Reputation: 985
I've never used AEM and another team is in charge of the deployment, but the workflow that's been put in place seems to be needlessly complex so I wanted to get some confirmation from people who have used it before. We have a very simple website of three pages, written in HTML (along with CSS for formatting and some simple JS to handle button clicks and other events). Everytime we need to deploy it through AEM to make use of their analytics, that HTML has to be converted to XML and put into .content.xml and all the special characters replaced (< becomes & lt;, " becomes & quot; etc), the head and body tags removed so you can split your html into sections and put them in the content.xml into "body=" and "head=".

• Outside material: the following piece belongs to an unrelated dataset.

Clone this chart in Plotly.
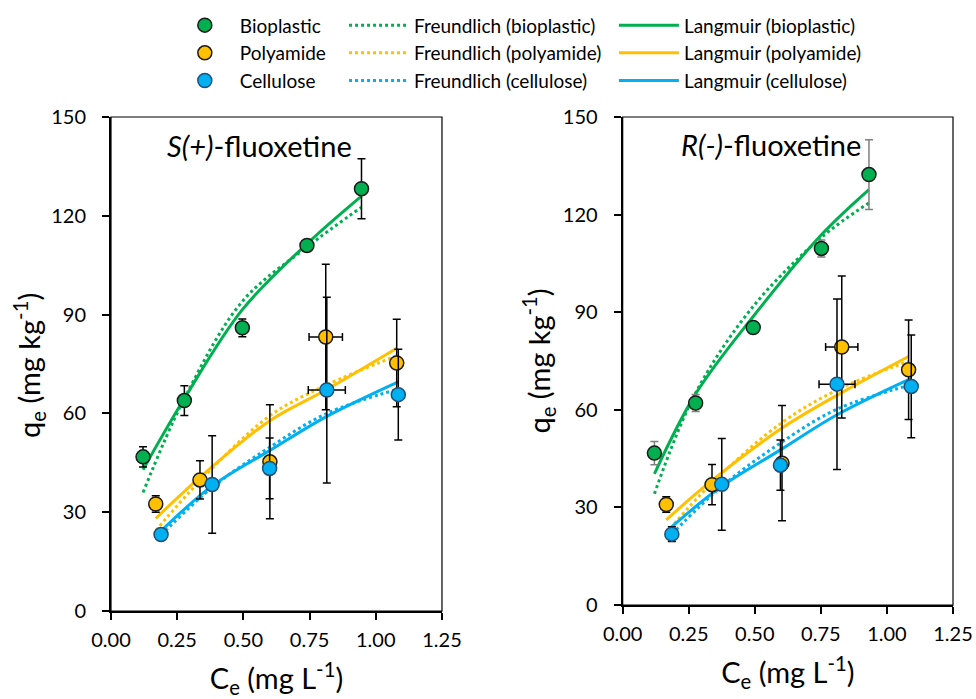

It's not the end of the world, since if those steps are consistent at least a script can do it, but can AEM actually not handle HTML? That seems ridiculous for something meant to handle web analytics (I can't think of anyone that actually builds websites XML first). I'm sincerely hoping the person deploying just isn't aware of all of the features or something.
Upvotes: 0
Views: 921
Reputation: 1176
The quick and dirty answer is: AEM is a CMS that can generate many formats including html, json, ...
But you are trying to import html and add stuff to it.
From my point of view, the whole content generation and enrichment process you describe sound like a real hack. Why would you import html in AEM? And no, you do not have to convert it into xml, you can just use REST or java APIs to add content (not html) into the repository.